--- To do ---
With the pictures left out, copy the listing below exactly.
***
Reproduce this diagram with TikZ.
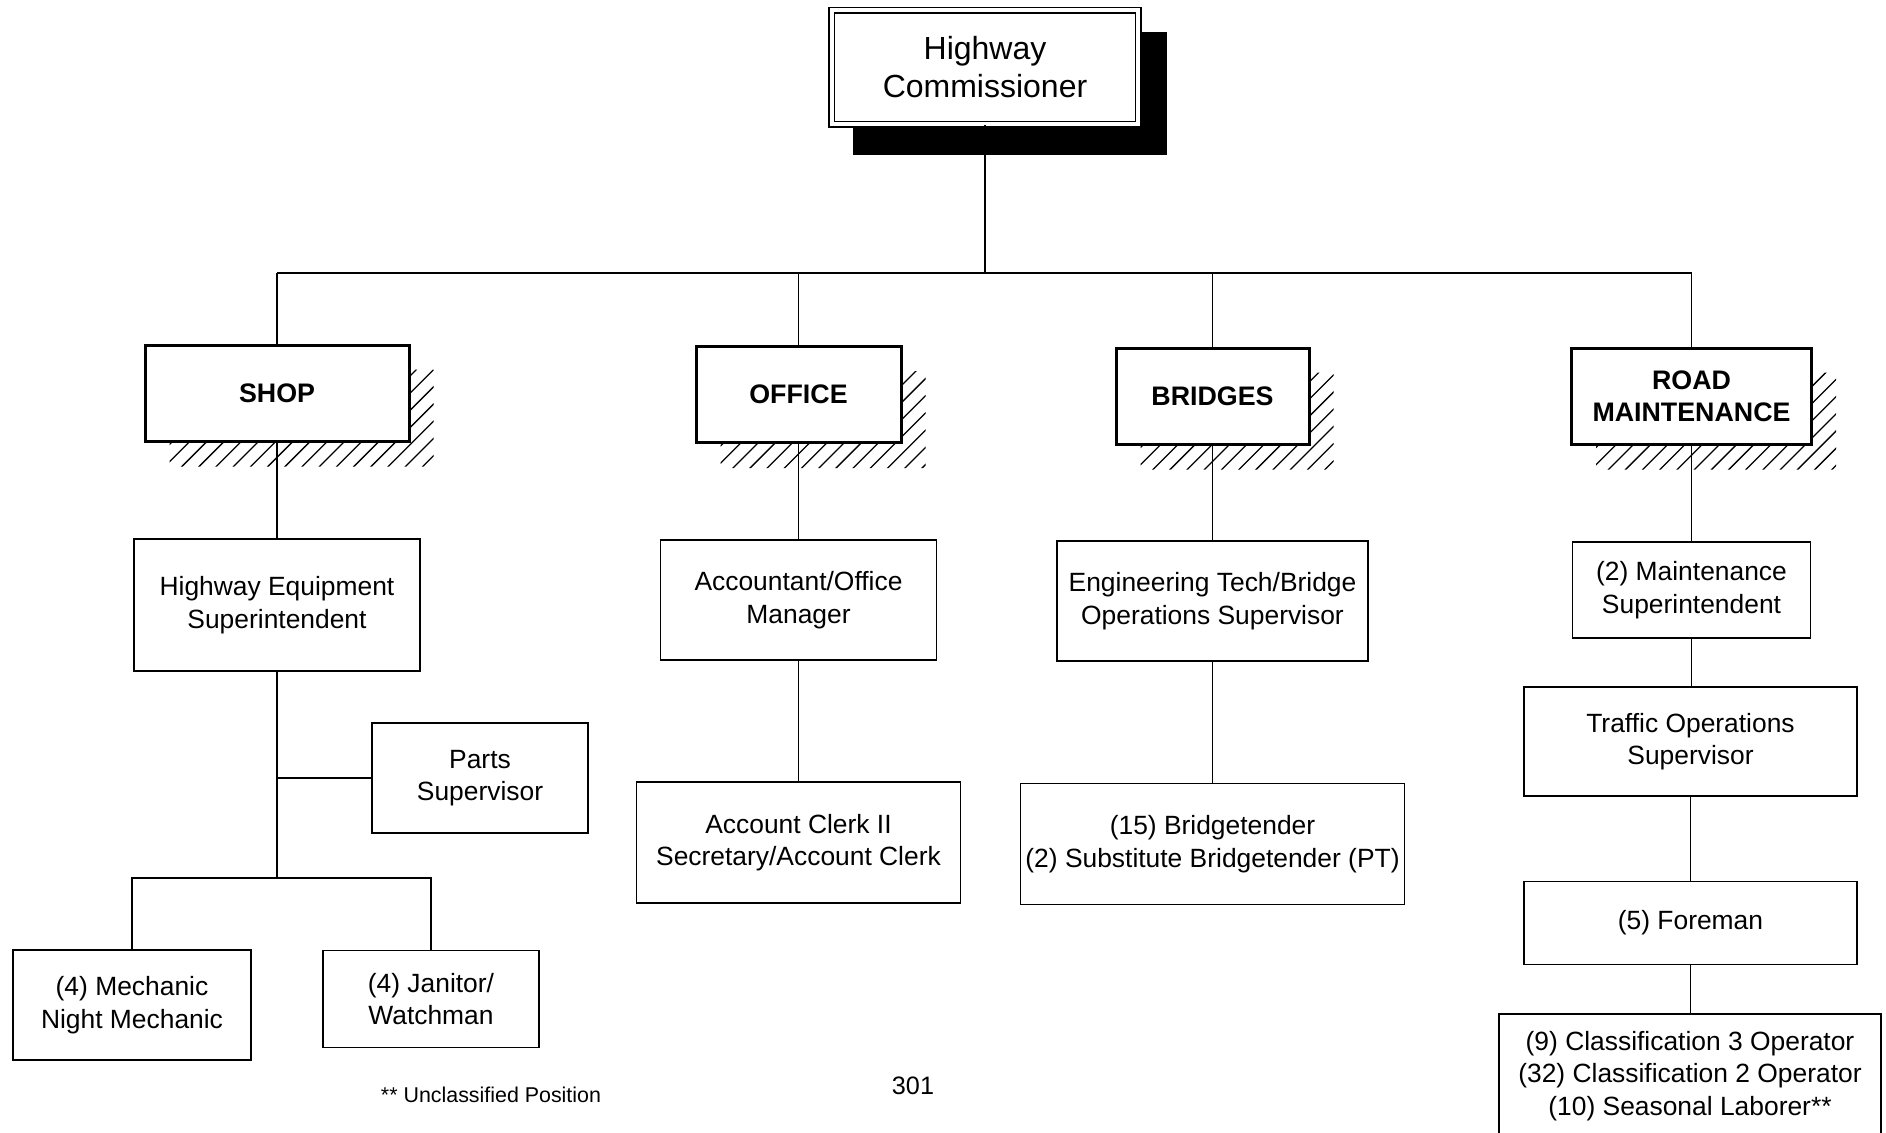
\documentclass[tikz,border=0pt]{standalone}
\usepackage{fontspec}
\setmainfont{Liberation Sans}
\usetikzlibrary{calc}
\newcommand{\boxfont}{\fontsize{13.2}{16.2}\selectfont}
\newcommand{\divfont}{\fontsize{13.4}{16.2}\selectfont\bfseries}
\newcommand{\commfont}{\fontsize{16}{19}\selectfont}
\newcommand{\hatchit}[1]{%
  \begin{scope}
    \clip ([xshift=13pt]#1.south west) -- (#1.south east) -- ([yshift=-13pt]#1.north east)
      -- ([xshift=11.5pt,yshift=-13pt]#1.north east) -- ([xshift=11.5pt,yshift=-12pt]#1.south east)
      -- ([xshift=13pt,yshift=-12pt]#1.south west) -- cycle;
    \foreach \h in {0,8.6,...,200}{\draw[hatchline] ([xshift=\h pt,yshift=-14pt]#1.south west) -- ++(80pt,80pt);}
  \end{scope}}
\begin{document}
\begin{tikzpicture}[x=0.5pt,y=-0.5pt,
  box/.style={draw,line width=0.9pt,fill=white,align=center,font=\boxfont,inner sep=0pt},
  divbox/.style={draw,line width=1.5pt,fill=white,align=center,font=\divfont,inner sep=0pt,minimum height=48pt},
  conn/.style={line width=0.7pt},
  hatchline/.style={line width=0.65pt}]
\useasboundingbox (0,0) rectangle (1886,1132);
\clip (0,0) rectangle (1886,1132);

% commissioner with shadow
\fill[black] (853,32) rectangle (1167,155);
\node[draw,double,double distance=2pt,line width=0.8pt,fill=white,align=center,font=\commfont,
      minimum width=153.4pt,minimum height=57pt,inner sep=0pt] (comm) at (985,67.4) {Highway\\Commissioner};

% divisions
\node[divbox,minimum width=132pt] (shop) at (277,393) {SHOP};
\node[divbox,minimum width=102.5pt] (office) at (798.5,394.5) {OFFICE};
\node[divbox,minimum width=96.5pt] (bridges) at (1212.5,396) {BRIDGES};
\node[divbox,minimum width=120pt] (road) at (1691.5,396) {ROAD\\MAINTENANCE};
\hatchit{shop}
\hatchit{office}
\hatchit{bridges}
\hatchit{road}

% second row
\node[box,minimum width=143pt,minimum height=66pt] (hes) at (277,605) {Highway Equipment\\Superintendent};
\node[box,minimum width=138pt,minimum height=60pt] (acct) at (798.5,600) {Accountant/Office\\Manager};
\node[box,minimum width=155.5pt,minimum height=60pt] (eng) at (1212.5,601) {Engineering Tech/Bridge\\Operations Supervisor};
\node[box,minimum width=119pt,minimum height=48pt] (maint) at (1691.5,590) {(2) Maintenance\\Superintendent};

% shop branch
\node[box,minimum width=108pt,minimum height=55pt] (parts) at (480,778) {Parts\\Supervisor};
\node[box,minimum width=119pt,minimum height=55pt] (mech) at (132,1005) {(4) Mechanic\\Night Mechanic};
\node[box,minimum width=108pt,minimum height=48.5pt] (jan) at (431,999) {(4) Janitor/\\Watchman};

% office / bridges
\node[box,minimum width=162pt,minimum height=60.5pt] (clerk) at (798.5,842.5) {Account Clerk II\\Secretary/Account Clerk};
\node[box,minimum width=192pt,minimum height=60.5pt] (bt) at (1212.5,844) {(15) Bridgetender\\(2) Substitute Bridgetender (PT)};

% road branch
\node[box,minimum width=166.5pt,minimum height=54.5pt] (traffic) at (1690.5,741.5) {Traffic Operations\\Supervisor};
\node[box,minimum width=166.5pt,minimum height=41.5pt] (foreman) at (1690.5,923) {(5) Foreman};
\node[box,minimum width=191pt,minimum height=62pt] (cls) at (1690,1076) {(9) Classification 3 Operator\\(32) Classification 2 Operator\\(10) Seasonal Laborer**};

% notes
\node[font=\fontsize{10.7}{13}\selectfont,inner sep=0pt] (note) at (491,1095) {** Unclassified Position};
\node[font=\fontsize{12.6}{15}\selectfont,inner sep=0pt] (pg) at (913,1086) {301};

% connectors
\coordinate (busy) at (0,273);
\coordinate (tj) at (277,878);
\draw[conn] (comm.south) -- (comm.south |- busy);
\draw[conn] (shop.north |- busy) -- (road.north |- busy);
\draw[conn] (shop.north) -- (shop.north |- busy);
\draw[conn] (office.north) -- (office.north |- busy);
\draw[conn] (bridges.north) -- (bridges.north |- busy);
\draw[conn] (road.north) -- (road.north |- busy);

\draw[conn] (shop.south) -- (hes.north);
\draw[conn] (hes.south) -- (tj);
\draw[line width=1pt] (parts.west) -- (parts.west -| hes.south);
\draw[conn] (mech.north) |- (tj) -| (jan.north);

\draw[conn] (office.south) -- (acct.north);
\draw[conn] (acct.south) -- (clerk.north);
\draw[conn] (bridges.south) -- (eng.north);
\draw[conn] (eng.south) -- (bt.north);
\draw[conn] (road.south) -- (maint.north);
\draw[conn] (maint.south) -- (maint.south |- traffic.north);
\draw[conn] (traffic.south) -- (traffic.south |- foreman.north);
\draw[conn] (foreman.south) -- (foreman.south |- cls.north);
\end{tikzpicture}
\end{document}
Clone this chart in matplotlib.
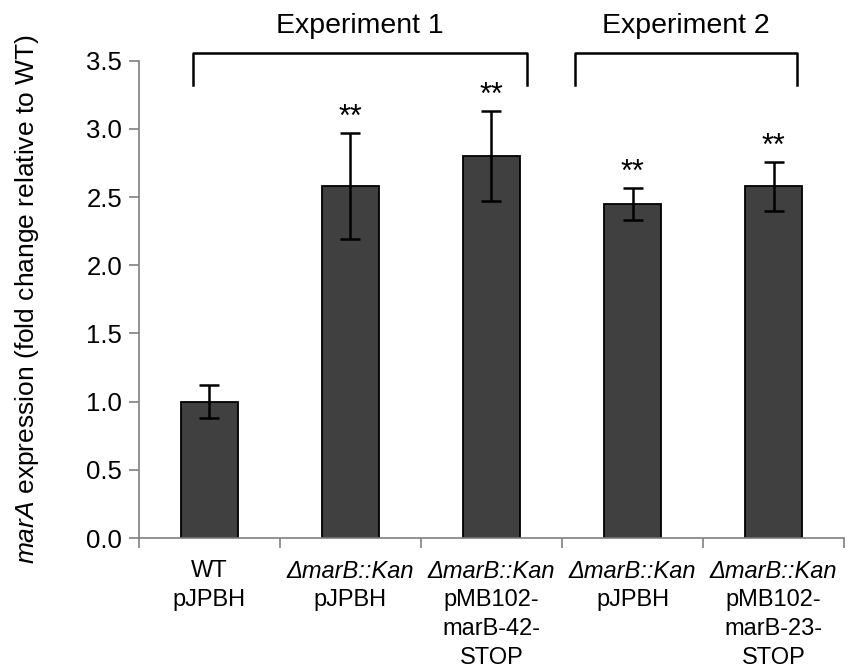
***
--- Output for this exercise ---
Reproduce this diagram with TikZ.
\documentclass[tikz,border=0pt]{standalone}
\usepackage{fontspec}
\setmainfont{Liberation Sans}
\usetikzlibrary{calc}
\newcommand{\boxfont}{\fontsize{13.2}{16.2}\selectfont}
\newcommand{\divfont}{\fontsize{13.4}{16.2}\selectfont\bfseries}
\newcommand{\commfont}{\fontsize{16}{19}\selectfont}
\newcommand{\hatchit}[1]{%
  \begin{scope}
    \clip ([xshift=13pt]#1.south west) -- (#1.south east) -- ([yshift=-13pt]#1.north east)
      -- ([xshift=11.5pt,yshift=-13pt]#1.north east) -- ([xshift=11.5pt,yshift=-12pt]#1.south east)
      -- ([xshift=13pt,yshift=-12pt]#1.south west) -- cycle;
    \foreach \h in {0,8.6,...,200}{\draw[hatchline] ([xshift=\h pt,yshift=-14pt]#1.south west) -- ++(80pt,80pt);}
  \end{scope}}
\begin{document}
\begin{tikzpicture}[x=0.5pt,y=-0.5pt,
  box/.style={draw,line width=0.9pt,fill=white,align=center,font=\boxfont,inner sep=0pt},
  divbox/.style={draw,line width=1.5pt,fill=white,align=center,font=\divfont,inner sep=0pt,minimum height=48pt},
  conn/.style={line width=0.7pt},
  hatchline/.style={line width=0.65pt}]
\useasboundingbox (0,0) rectangle (1886,1132);
\clip (0,0) rectangle (1886,1132);

% commissioner with shadow
\fill[black] (853,32) rectangle (1167,155);
\node[draw,double,double distance=2pt,line width=0.8pt,fill=white,align=center,font=\commfont,
      minimum width=153.4pt,minimum height=57pt,inner sep=0pt] (comm) at (985,67.4) {Highway\\Commissioner};

% divisions
\node[divbox,minimum width=132pt] (shop) at (277,393) {SHOP};
\node[divbox,minimum width=102.5pt] (office) at (798.5,394.5) {OFFICE};
\node[divbox,minimum width=96.5pt] (bridges) at (1212.5,396) {BRIDGES};
\node[divbox,minimum width=120pt] (road) at (1691.5,396) {ROAD\\MAINTENANCE};
\hatchit{shop}
\hatchit{office}
\hatchit{bridges}
\hatchit{road}

% second row
\node[box,minimum width=143pt,minimum height=66pt] (hes) at (277,605) {Highway Equipment\\Superintendent};
\node[box,minimum width=138pt,minimum height=60pt] (acct) at (798.5,600) {Accountant/Office\\Manager};
\node[box,minimum width=155.5pt,minimum height=60pt] (eng) at (1212.5,601) {Engineering Tech/Bridge\\Operations Supervisor};
\node[box,minimum width=119pt,minimum height=48pt] (maint) at (1691.5,590) {(2) Maintenance\\Superintendent};

% shop branch
\node[box,minimum width=108pt,minimum height=55pt] (parts) at (480,778) {Parts\\Supervisor};
\node[box,minimum width=119pt,minimum height=55pt] (mech) at (132,1005) {(4) Mechanic\\Night Mechanic};
\node[box,minimum width=108pt,minimum height=48.5pt] (jan) at (431,999) {(4) Janitor/\\Watchman};

% office / bridges
\node[box,minimum width=162pt,minimum height=60.5pt] (clerk) at (798.5,842.5) {Account Clerk II\\Secretary/Account Clerk};
\node[box,minimum width=192pt,minimum height=60.5pt] (bt) at (1212.5,844) {(15) Bridgetender\\(2) Substitute Bridgetender (PT)};

% road branch
\node[box,minimum width=166.5pt,minimum height=54.5pt] (traffic) at (1690.5,741.5) {Traffic Operations\\Supervisor};
\node[box,minimum width=166.5pt,minimum height=41.5pt] (foreman) at (1690.5,923) {(5) Foreman};
\node[box,minimum width=191pt,minimum height=62pt] (cls) at (1690,1076) {(9) Classification 3 Operator\\(32) Classification 2 Operator\\(10) Seasonal Laborer**};

% notes
\node[font=\fontsize{10.7}{13}\selectfont,inner sep=0pt] (note) at (491,1095) {** Unclassified Position};
\node[font=\fontsize{12.6}{15}\selectfont,inner sep=0pt] (pg) at (913,1086) {301};

% connectors
\coordinate (busy) at (0,273);
\coordinate (tj) at (277,878);
\draw[conn] (comm.south) -- (comm.south |- busy);
\draw[conn] (shop.north |- busy) -- (road.north |- busy);
\draw[conn] (shop.north) -- (shop.north |- busy);
\draw[conn] (office.north) -- (office.north |- busy);
\draw[conn] (bridges.north) -- (bridges.north |- busy);
\draw[conn] (road.north) -- (road.north |- busy);

\draw[conn] (shop.south) -- (hes.north);
\draw[conn] (hes.south) -- (tj);
\draw[line width=1pt] (parts.west) -- (parts.west -| hes.south);
\draw[conn] (mech.north) |- (tj) -| (jan.north);

\draw[conn] (office.south) -- (acct.north);
\draw[conn] (acct.south) -- (clerk.north);
\draw[conn] (bridges.south) -- (eng.north);
\draw[conn] (eng.south) -- (bt.north);
\draw[conn] (road.south) -- (maint.north);
\draw[conn] (maint.south) -- (maint.south |- traffic.north);
\draw[conn] (traffic.south) -- (traffic.south |- foreman.north);
\draw[conn] (foreman.south) -- (foreman.south |- cls.north);
\end{tikzpicture}
\end{document}
Clone this chart in matplotlib.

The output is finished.